The Marshall Project Awarded American Journalism Project Grant

Funding will support development of local news teams, expanded local news infrastructure.

The Marshall Project has been awarded a grant from the American Journalism Project to support local reporting on criminal justice. This marks the first time the American Journalism Project has provided funding to help national organizations build local reporting networks.

The grant will be used by The Marshall Project to hire a Chief Strategy Officer to help develop a series of local news teams, a financial comptroller and fundraising consultants in local markets.

The American Journalism Project is a venture philanthropy dedicated to local news. The Marshall Project is part of a cohort that includes four other non-profit news organizations — Capital B, Chalkbeat, Indian Country Today and Open Campus — which will each be given new funding and strategic support to significantly grow their revenue and impact and expand their organizations into new local communities.

“To realize our vision of a country where every community has the information it needs will take investing in and testing promising new models, including these ambitious multi-local strategies,” Sarabeth Berman, CEO of the American Journalism Project, said. “We are inspired by their leadership and approaches to bringing vital new resources into local news.”

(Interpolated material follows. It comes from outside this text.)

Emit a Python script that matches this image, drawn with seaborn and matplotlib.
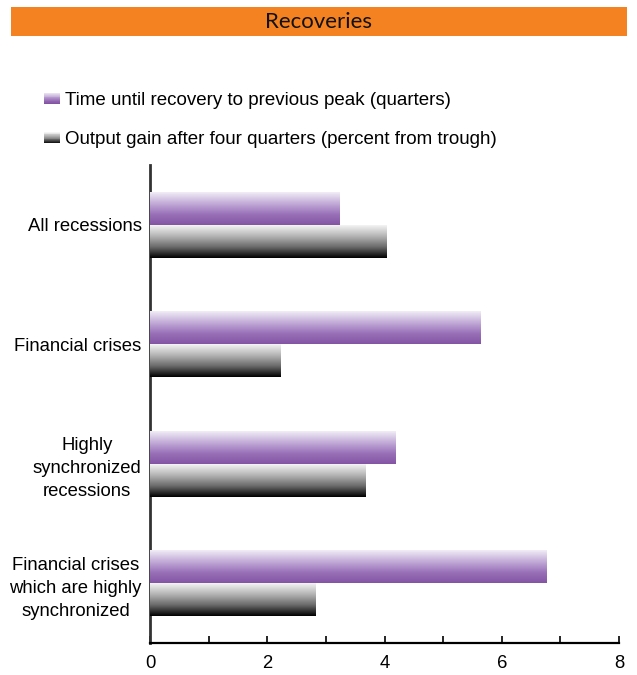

The Marshall Project’s prize-winning national newsroom will support the development of local news infrastructure, bringing expertise in data analysis, investigative editing, design, audience development, and finance and human resources to local news operations that will focus exclusively on accountability journalism about criminal justice. The new local news operations will serve local audiences, including those directly impacted by the criminal justice system who have often been neglected or mischaracterized by the media.

“Much of the country’s criminal justice infrastructure is local, and local journalists are essential to holding local institutions accountable,” Carroll Bogert, President of The Marshall Project, said. “We are honored to be supported by the American Journalism Project, and grateful for the opportunity to expand into cities where there are significant criminal justice challenges, declining media institutions, great journalistic talent and local philanthropy and donors who are eager to support this work.”

Each organization in this American Journalism Project grantee cohort is being recognized for work that combines subject-matter expertise with local knowledge, brings new national funding to local news, and has a leadership team that can scale their vision across the country. The Marshall Project has not yet announced the local communities targeted for news teams.

“We are enormously grateful for this kind of philanthropic support, which encourages and supports growth of the ‘business’ side of our organization,” added Bogert. “The type of support offered by the American Journalism Project is rare and essential.”